Scotland’s native ales were named for the pricing system that measured their alcohol content. The higher the alcohol, the higher the price. Therefore, a 50-to-60-shilling beer was generally a lighter ale, 60-to-80-shilling beer had a medium alcohol content, 80-to-100-shilling beer was export beer, and a 100-to-160-shilling beer usually topped out between 6.5 percent and 10 percent ABV. The highest-priced ales were usually Strong Scotch Ales also known as Wee Heavy.
First developed in Edinburgh, Wee Heavy is defined as deeply malty with heavy caramelization with low-to-medium-low hop presence and higher alcohol content. The style’s characteristic caramel aromas and flavors are a result of a longer boil time, letting malt sugars caramelize. The result is a deep-brown brew with a full mouthfeel. Flavors are often compared to the brew’s southern cousins, English Barleywines.
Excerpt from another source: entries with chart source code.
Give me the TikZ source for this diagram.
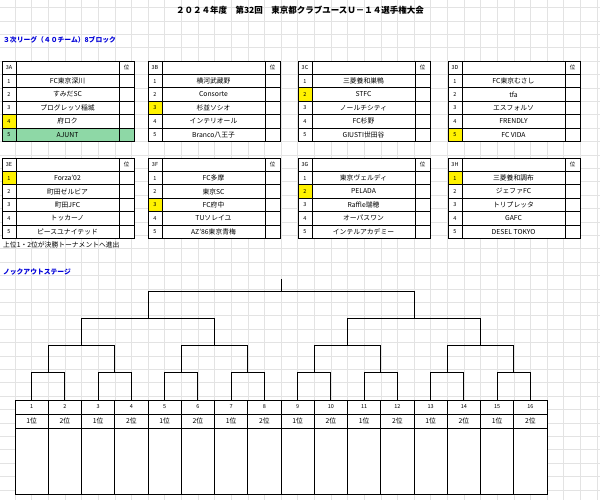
\documentclass[tikz,border=0pt]{standalone}
\usepackage{fontspec}
\setmainfont{Noto Sans CJK JP}
\definecolor{grn}{HTML}{8ED8A6}
\begin{document}
\begin{tikzpicture}[x=1pt,y=-1pt]
\tikzset{tb/.style={line width=0.9pt},
 tt/.style={font=\fontsize{6.8}{7}\selectfont, inner sep=0},
 hd/.style={font=\fontsize{6.8}{7}\selectfont\bfseries, text=blue!85!black, inner sep=0, anchor=west},
 br/.style={line width=0.8pt}}
\useasboundingbox (0,0) rectangle (600,500);
\fill[white] (0,0) rectangle (600,500);
% grid
\foreach \i in {0,...,36} \draw[gray!22, line width=0.4pt] ({15+16.625*\i-16.625},0) -- ({15+16.625*\i-16.625},500);
\foreach \j in {0,...,37} \draw[gray!22, line width=0.4pt] (0,{7.4+13.4*\j}) -- (600,{7.4+13.4*\j});
\node[font=\fontsize{8.5}{9}\selectfont\bfseries, inner sep=0] (title) at (300,10) {２０２４年度　第32回　東京都クラブユースＵ－１４選手権大会};
\node[hd] (sub) at (3,40) {３次リーグ（４０チーム）8ブロック};
\newcommand\blk[9]{%
\begin{scope}[shift={(#1,#2)}]
 \fill[white] (0,0) rectangle (132,80.4);
 \ifnum#9>0 \fill[yellow] (0,{13.4*#9}) rectangle (14,{13.4*(#9+1)});\fi
 \ifnum#9=-4 \fill[yellow] (0,53.6) rectangle (14,67); \fill[grn] (0,67) rectangle (132,80.4);\fi
 \draw[tb] (0,0) rectangle (132,80.4);
 \foreach \r in {1,...,5} \draw[tb] (0,{13.4*\r}) -- (132,{13.4*\r});
 \draw[tb] (14,0) -- (14,80.4) (117,0) -- (117,80.4);
 \node[tt] (l#3) at (7,6.7) {\fontsize{5.5}{6}\selectfont #3};
 \node[tt] (p#3) at (124.5,6.7) {\fontsize{5.5}{6}\selectfont 位};
 \foreach \r/\n in {1/#4,2/#5,3/#6,4/#7,5/#8} {
  \node[tt] (n#3\r) at (7,{13.4*\r+6.7}) {\fontsize{5.5}{6}\selectfont\r};
  \node[tt] (t#3\r) at (65.5,{13.4*\r+6.7}) {\n};}
\end{scope}}
\blk{2}{61}{3A}{FC東京深川}{すみだSC}{プログレッソ稲城}{府ロク}{AJUNT}{-4}
\blk{148}{61}{3B}{横河武蔵野}{Consorte}{杉並ソシオ}{インテリオール}{Branco八王子}{3}
\blk{298}{61}{3C}{三菱養和巣鴨}{STFC}{ノールチシティ}{FC杉野}{GIUSTI世田谷}{2}
\blk{448}{61}{3D}{FC東京むさし}{tfa}{エスフォルソ}{FRENDLY}{FC VIDA}{5}
\blk{2}{158}{3E}{Forza'02}{町田ゼルビア}{町田JFC}{トッカーノ}{ピースユナイテッド}{1}
\blk{148}{158}{3F}{FC多摩}{東京SC}{FC府中}{TUソレイユ}{AZ'86東京青梅}{3}
\blk{298}{158}{3G}{東京ヴェルディ}{PELADA}{Raffle瑞穂}{オーパスワン}{インテルアカデミー}{2}
\blk{448}{158}{3H}{三菱養和調布}{ジェファFC}{トリプレッタ}{GAFC}{DESEL TOKYO}{1}
\node[tt, anchor=west] (note) at (3,245) {上位1・2位が決勝トーナメントへ進出};
\node[hd] (ko) at (3,272) {ノックアウトステージ};
% bracket
\foreach \L/\ya/\yb in {1/400/372,2/372/345,3/345/318,4/318/291} {
 \pgfmathtruncatemacro\sz{2^\L}
 \pgfmathtruncatemacro\ng{16/\sz-1}
 \foreach \g in {0,...,\ng} {
  \pgfmathsetmacro\xl{15+33.25*(\g*\sz+\sz/4)}
  \pgfmathsetmacro\xr{15+33.25*(\g*\sz+3*\sz/4)}
  \draw[br] (\xl,\ya) -- (\xl,\yb) -- (\xr,\yb) -- (\xr,\ya);
 }}
\coordinate (top) at (281,279);
\coordinate (topb) at (281,291);
\draw[br] (topb) -- (top);
% bottom table
\fill[white] (15,400) rectangle (547,494);
\draw[tb] (15,400) rectangle (547,494) (15,414) -- (547,414) (15,428) -- (547,428);
\foreach \i in {1,...,15} \draw[tb] ({15+33.25*\i},400) -- ({15+33.25*\i},494);
\foreach \i in {1,...,16} {
 \pgfmathtruncatemacro\od{mod(\i,2)}
 \node[tt] (k\i) at ({15+33.25*(\i-0.5)},407) {\fontsize{5.5}{6}\selectfont\i};
 \node[tt] (r\i) at ({15+33.25*(\i-0.5)},421) {\ifnum\od=1 1位\else 2位\fi};}
\end{tikzpicture}
\end{document}
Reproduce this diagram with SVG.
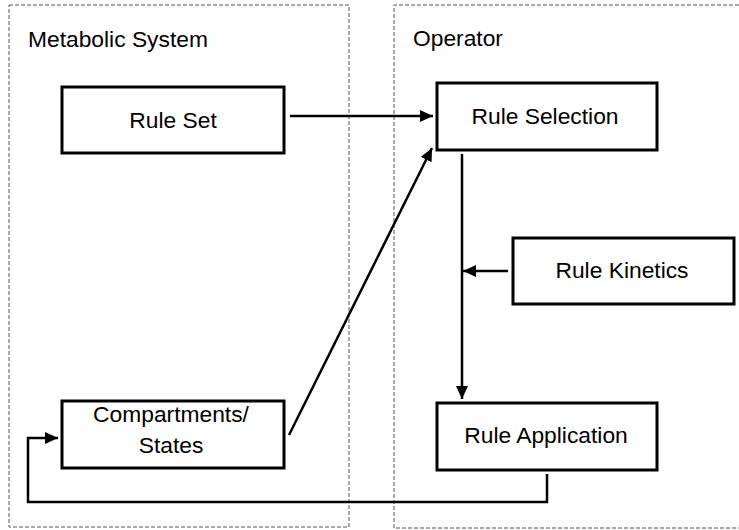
<svg xmlns="http://www.w3.org/2000/svg" width="739" height="530" viewBox="0 0 739 530">
<defs>
<marker id="ah" markerWidth="13" markerHeight="12" refX="13" refY="6" orient="auto" markerUnits="userSpaceOnUse">
<path d="M0,0 L13,6 L0,12 Z" fill="#000"/>
</marker>
<style>
.cont{fill:none;stroke:#555;stroke-width:1;stroke-dasharray:4 2}
.box{fill:#fff;stroke:#000;stroke-width:3}
.t{font-family:"Liberation Sans",Arial,sans-serif;font-size:22.8px;fill:#000}
.c{text-anchor:middle}
.ln{fill:none;stroke:#000;stroke-width:2.5}
</style>
</defs>
<rect width="739" height="530" fill="#fff"/>
<g id="metabolic-system">
<rect class="cont" x="9" y="5" width="340" height="522"/>
<text class="t" x="28" y="47">Metabolic System</text>
</g>
<g id="operator">
<path class="cont" d="M745,5 H394 V528 H745"/>
<text class="t" x="413" y="46">Operator</text>
</g>
<g id="rule-set">
<rect class="box" x="62" y="87" width="222" height="66"/>
<text class="t c" x="173" y="128">Rule Set</text>
</g>
<g id="compartments-states">
<rect class="box" x="62" y="401" width="222" height="67"/>
<text class="t c" x="171" y="422">Compartments/</text>
<text class="t c" x="171" y="453">States</text>
</g>
<g id="rule-selection">
<rect class="box" x="437" y="83" width="220" height="67"/>
<text class="t c" x="545" y="124">Rule Selection</text>
</g>
<g id="rule-kinetics">
<rect class="box" x="513" y="238" width="221" height="66"/>
<text class="t c" x="622" y="278">Rule Kinetics</text>
</g>
<g id="rule-application">
<rect class="box" x="437" y="403" width="220" height="67"/>
<text class="t c" x="546" y="443">Rule Application</text>
</g>
<g id="connectors">
<line class="ln" x1="290" y1="116" x2="433" y2="116" marker-end="url(#ah)"/>
<line class="ln" x1="289" y1="435" x2="432" y2="148" marker-end="url(#ah)"/>
<line class="ln" x1="462" y1="154" x2="462" y2="399" marker-end="url(#ah)"/>
<line class="ln" x1="508" y1="271" x2="463" y2="271" marker-end="url(#ah)"/>
<path class="ln" d="M547,474 V502 H28 V438 H58" marker-end="url(#ah)"/>
</g>
</svg>
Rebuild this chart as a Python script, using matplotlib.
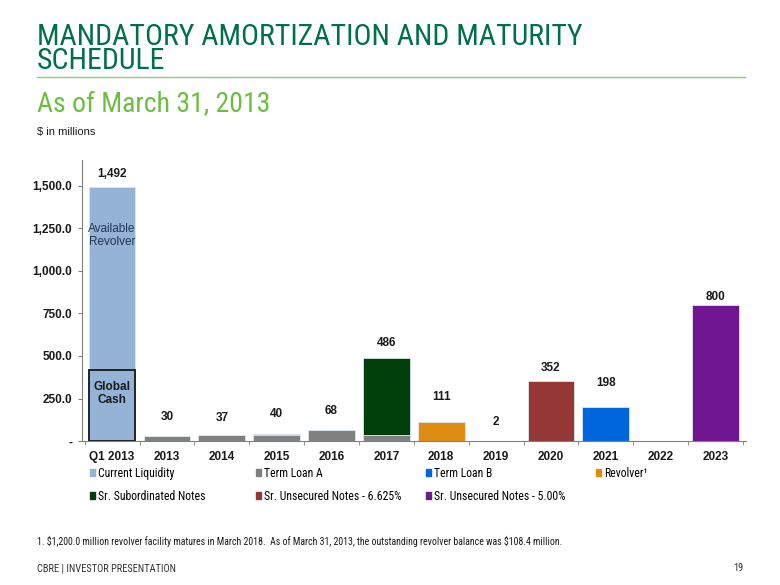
import numpy as np
import matplotlib.pyplot as plt
from matplotlib.patches import Patch

narrow = ['Roboto Condensed', 'DejaVu Sans']
plt.rcParams['font.family'] = ['Liberation Sans', 'DejaVu Sans']

categories = ['Q1 2013', '2013', '2014', '2015', '2016', '2017',
              '2018', '2019', '2020', '2021', '2022', '2023']
global_cash = [418, 0, 0, 0, 0, 0, 0, 0, 0, 0, 0, 0]
available_revolver = [1074, 0, 0, 0, 0, 0, 0, 0, 0, 0, 0, 0]
term_loan_a = [0, 27, 34, 37, 65, 34, 0, 0, 0, 0, 0, 0]
term_loan_b = [0, 3, 3, 3, 3, 2, 2.4, 2, 2, 198, 0, 0]
revolver = [0, 0, 0, 0, 0, 0, 108.4, 0, 0, 0, 0, 0]
sr_sub_notes = [0, 0, 0, 0, 0, 450, 0, 0, 0, 0, 0, 0]
sr_unsec_6625 = [0, 0, 0, 0, 0, 0, 0, 0, 350, 0, 0, 0]
sr_unsec_500 = [0, 0, 0, 0, 0, 0, 0, 0, 0, 0, 0, 800]

c_liq = '#95B3D7'
c_tla = '#808080'
c_tlb = '#0066DD'
c_rev = '#DF8C13'
c_sub = '#003E0A'
c_662 = '#953735'
c_500 = '#6F1690'

fig = plt.figure(figsize=(7.8, 5.85), dpi=100)
ax = fig.add_axes([0.105, 0.246, 0.851, 0.48])

x = np.arange(len(categories))
w = 0.85


def widths(vals, lw):
    return [lw if v > 0 else 0 for v in vals]


bottom = np.zeros(len(categories))
ax.bar(x, global_cash, w, bottom=bottom, color=c_liq, edgecolor='#222222',
       linewidth=widths(global_cash, 1.4), zorder=3)
bottom += global_cash
ax.bar(x, available_revolver, w, bottom=bottom, color=c_liq, edgecolor='#DDE6EE',
       linewidth=widths(available_revolver, 0.6))
bottom += available_revolver
for vals, col in [(term_loan_a, c_tla), (term_loan_b, c_tlb), (revolver, c_rev),
                  (sr_sub_notes, c_sub), (sr_unsec_6625, c_662), (sr_unsec_500, c_500)]:
    ax.bar(x, vals, w, bottom=bottom, color=col, edgecolor='#DDE6EE',
           linewidth=widths(vals, 0.6))
    bottom += vals

label_pad = [6, 12, 10, 13, 12, 8, 18, 12, 6, 17, 0, 1]
for i, tot in enumerate(bottom):
    if tot <= 0:
        continue
    ax.annotate(f'{tot:,.0f}', (x[i], tot), xytext=(0, label_pad[i] + 1),
                textcoords='offset pixels', ha='center', va='bottom',
                fontsize=8.5, fontweight='bold', color='#1a1a1a')

ax.text(0, 1207, 'Available\nRevolver', ha='center', va='center',
        fontsize=8.5, color='#1F3550', linespacing=1.1)
ax.text(0, 280, 'Global\nCash', ha='center', va='center',
        fontsize=8.5, fontweight='bold', color='#1a1a1a', linespacing=1.1)

ax.set_xlim(-0.55, len(categories) - 0.45)
ax.set_ylim(0, 1650)
ax.set_yticks([0, 250, 500, 750, 1000, 1250, 1500])
ax.set_yticklabels(['-', '250.0', '500.0', '750.0', '1,000.0', '1,250.0', '1,500.0'])
ax.set_xticks(x)
ax.set_xticklabels(categories)
ax.set_xticks(np.arange(len(categories) + 1) - 0.5, minor=True)
ax.tick_params(axis='x', which='major', length=0, pad=7)
ax.tick_params(axis='x', which='minor', length=3, color='#808080')
ax.tick_params(axis='y', length=3, color='#808080', pad=4)
for lab in ax.get_xticklabels() + ax.get_yticklabels():
    lab.set_fontsize(8.5)
    lab.set_fontweight('bold')
    lab.set_color('#1a1a1a')
for s in ['top', 'right']:
    ax.spines[s].set_visible(False)
ax.spines['left'].set_color('#808080')
ax.spines['bottom'].set_color('#808080')

# legend, laid out in fixed columns like the original
names = ['Current Liquidity', 'Term Loan A', 'Term Loan B', 'Revolver¹',
         'Sr. Subordinated Notes', 'Sr. Unsecured Notes - 6.625%', 'Sr. Unsecured Notes - 5.00%']
colors = [c_liq, c_tla, c_tlb, c_rev, c_sub, c_662, c_500]
col_x = [0.115, 0.328, 0.546, 0.764]
row_y = [0.191, 0.152]
for k, (name, col) in enumerate(zip(names, colors)):
    r, c = divmod(k, 4)
    fig.legend(handles=[Patch(color=col)], labels=[name], loc='center left',
               bbox_to_anchor=(col_x[c], row_y[r]), frameon=False,
               handlelength=0.45, handleheight=0.45, handletextpad=0.25,
               borderpad=0, borderaxespad=0,
               prop={'family': narrow, 'size': 8.5})

fig.text(0.047, 0.960, 'MANDATORY AMORTIZATION AND MATURITY\nSCHEDULE', ha='left', va='top',
         fontsize=21.5, color='#00704A', family=narrow, linespacing=0.82)
fig.add_artist(plt.Line2D([0.047, 0.955], [0.868, 0.868], color='#8CD06A', lw=1))
fig.text(0.047, 0.822, 'As of March 31, 2013', ha='left', va='center',
         fontsize=20, color='#6ABF3F', family=narrow)
fig.text(0.047, 0.774, '$ in millions', ha='left', va='center', fontsize=8, color='#1a1a1a')

fig.text(0.047, 0.075, r'1. \$1,200.0 million revolver facility matures in March 2018.  As of March 31, 2013, '
         r'the outstanding revolver balance was \$108.4 million.', ha='left', va='center',
         fontsize=7.1, family=narrow, color='#1a1a1a')
fig.text(0.047, 0.029, 'CBRE | INVESTOR PRESENTATION', ha='left', va='center',
         fontsize=7.5, family=narrow, color='#333333')
fig.text(0.953, 0.029, '19', ha='right', va='center', fontsize=7.5, family=narrow, color='#333333')

fig.savefig('out.png', dpi=100)
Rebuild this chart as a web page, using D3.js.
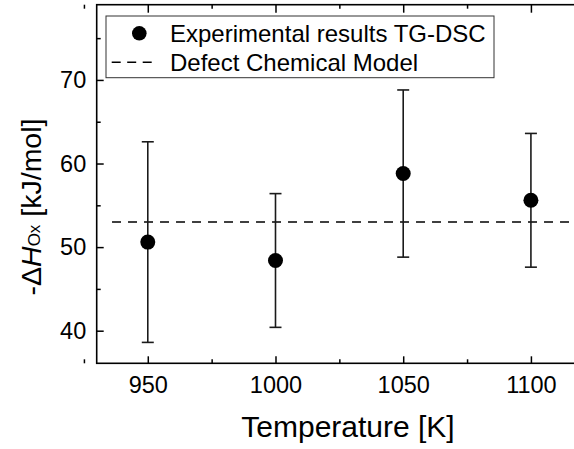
<!DOCTYPE html>
<html>
<head>
<meta charset="utf-8">
<script src="https://cdn.jsdelivr.net/npm/d3@7"></script>
<style>
  body { margin: 0; background: #fff; }
  svg { display: block; }
  text { font-family: "Liberation Sans", Arial, sans-serif; fill: #000; }
</style>
</head>
<body>
<svg width="574" height="449"></svg>
<script>
// ---- data
const temperatures = [950, 1000, 1050, 1100];
const enthalpy = [50.6, 48.4, 58.8, 55.6];
const enthalpyErr = [12, 8, 10, 8];
const modelValue = 53;
const modelRange = [936, 1120];
const xTicks = [950, 1000, 1050, 1100];
const xMinorTicks = [925, 975, 1025, 1075, 1125];
const yTicks = [40, 50, 60, 70];
const yMinorTicks = [45, 55, 65, 75];
const legendLabels = ['Experimental results TG-DSC', 'Defect Chemical Model'];

const svg = d3.select('svg');

// plot box (right edge falls just outside the window, as in the original)
const box = { left: 96.7, right: 582, top: 4.7, bottom: 363.3 };

const x = d3.scaleLinear().domain([930, 1120]).range([box.left, box.right]);
const y = d3.scaleLinear().domain([36.1, 79]).range([box.bottom, box.top]);

const points = temperatures.map((t, i) => ({ t, v: enthalpy[i], e: enthalpyErr[i] }));

// ---- axes (ticks point inward)
function styleAxis(g) {
  g.select('.domain').remove();
  g.selectAll('.tick line').attr('stroke', '#000').attr('stroke-width', 1.5);
  g.selectAll('.tick text').style('font-size', '23.5px');
}

svg.append('g')
  .attr('transform', `translate(0,${box.bottom})`)
  .call(d3.axisBottom(x).tickValues(xTicks).tickSizeInner(-7).tickSizeOuter(0).tickPadding(13).tickFormat(d3.format('d')))
  .call(styleAxis);
svg.append('g')
  .attr('transform', `translate(0,${box.bottom})`)
  .call(d3.axisBottom(x).tickValues(xMinorTicks).tickSize(-4).tickFormat(''))
  .call(styleAxis);

svg.append('g')
  .attr('transform', `translate(0,${box.top})`)
  .call(d3.axisTop(x).tickValues(xTicks).tickSize(-8).tickFormat(''))
  .call(styleAxis);
svg.append('g')
  .attr('transform', `translate(0,${box.top})`)
  .call(d3.axisTop(x).tickValues(xMinorTicks).tickSize(-4).tickFormat(''))
  .call(styleAxis);

svg.append('g')
  .attr('transform', `translate(${box.left},0)`)
  .call(d3.axisLeft(y).tickValues(yTicks).tickSizeInner(-7).tickSizeOuter(0).tickPadding(10.5).tickFormat(d3.format('d')))
  .call(styleAxis);
svg.append('g')
  .attr('transform', `translate(${box.left},0)`)
  .call(d3.axisLeft(y).tickValues(yMinorTicks).tickSize(-4).tickFormat(''))
  .call(styleAxis);

svg.append('g')
  .attr('transform', `translate(${box.right},0)`)
  .call(d3.axisRight(y).tickValues(yTicks).tickSize(-8).tickFormat(''))
  .call(styleAxis);
svg.append('g')
  .attr('transform', `translate(${box.right},0)`)
  .call(d3.axisRight(y).tickValues(yMinorTicks).tickSize(-4).tickFormat(''))
  .call(styleAxis);

// frame
svg.append('rect')
  .attr('x', box.left)
  .attr('y', box.top)
  .attr('width', box.right - box.left)
  .attr('height', box.bottom - box.top)
  .attr('fill', 'none')
  .attr('stroke', '#000')
  .attr('stroke-width', 1.6);

// ---- axis titles
svg.append('text')
  .attr('x', 348)
  .attr('y', 437)
  .attr('text-anchor', 'middle')
  .style('font-size', '30px')
  .text('Temperature [K]');

const yTitle = svg.append('text')
  .attr('transform', 'translate(41,207) rotate(-90)')
  .attr('text-anchor', 'middle')
  .style('font-size', '28.5px');
yTitle.append('tspan').text('-\u0394');
yTitle.append('tspan').style('font-style', 'italic').text('H');
yTitle.append('tspan').attr('dy', -1).style('font-size', '17px').text('Ox');
yTitle.append('tspan').attr('dy', 1).text(' [kJ/mol]');

// ---- model line
svg.append('line')
  .attr('x1', x(modelRange[0]))
  .attr('x2', x(modelRange[1]))
  .attr('y1', y(modelValue))
  .attr('y2', y(modelValue))
  .attr('stroke', '#000')
  .attr('stroke-width', 1.6)
  .attr('stroke-dasharray', '9,7');

// ---- error bars
const bars = svg.append('g').attr('stroke', '#1a1a1a').attr('stroke-width', 1.6);
bars.selectAll('.err')
  .data(points)
  .enter()
  .append('line')
  .attr('x1', d => x(d.t))
  .attr('x2', d => x(d.t))
  .attr('y1', d => y(d.v - d.e))
  .attr('y2', d => y(d.v + d.e));
bars.selectAll('.cap-top')
  .data(points)
  .enter()
  .append('line')
  .attr('x1', d => x(d.t) - 6)
  .attr('x2', d => x(d.t) + 6)
  .attr('y1', d => y(d.v + d.e))
  .attr('y2', d => y(d.v + d.e));
bars.selectAll('.cap-bottom')
  .data(points)
  .enter()
  .append('line')
  .attr('x1', d => x(d.t) - 6)
  .attr('x2', d => x(d.t) + 6)
  .attr('y1', d => y(d.v - d.e))
  .attr('y2', d => y(d.v - d.e));

// ---- points
svg.selectAll('.pt')
  .data(points)
  .enter()
  .append('circle')
  .attr('class', 'pt')
  .attr('cx', d => x(d.t))
  .attr('cy', d => y(d.v))
  .attr('r', 7.5)
  .attr('fill', '#000');

// ---- legend
const lg = svg.append('g');
lg.append('rect')
  .attr('x', 106)
  .attr('y', 16)
  .attr('width', 388)
  .attr('height', 61.7)
  .attr('fill', '#fff')
  .attr('stroke', '#333')
  .attr('stroke-width', 1);
lg.append('circle')
  .attr('cx', 139.3)
  .attr('cy', 33.3)
  .attr('r', 7.3)
  .attr('fill', '#000');
lg.append('line')
  .attr('x1', 111.7)
  .attr('x2', 151.7)
  .attr('y1', 62.3)
  .attr('y2', 62.3)
  .attr('stroke', '#000')
  .attr('stroke-width', 1.6)
  .attr('stroke-dasharray', '9,6.5');
lg.selectAll('.lg-text')
  .data(legendLabels)
  .enter()
  .append('text')
  .attr('x', 170)
  .attr('y', (d, i) => 41.7 + i * 29)
  .style('font-size', '24px')
  .text(d => d);
</script>
</body>
</html>
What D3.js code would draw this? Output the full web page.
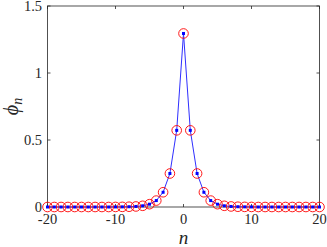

American versions of Scottish Ale or Wee Heavy have evolved the style into a hoppier and smokier feel, barely present in true Scottish examples. The Brewers Association, a craft beer advocacy group, goes so far as to say, “Though there is little evidence suggesting that traditionally made Strong Scotch Ales exhibited peat smoke character, the current marketplace offers many examples with peat or smoke character present at low to medium levels.” It seems American brewers liked the way peat smoke evoked the idea of a Scottish beverage and ran with it.
If you fancy trying a traditional Scottish version of the style, look for Belhaven—Scotland’s oldest brewery still in operation—Wee Heavy. American brews include Oskar Blues Brewery’s Old Chub or Dirty Bastard by Michigan’s Founders Brewing Company.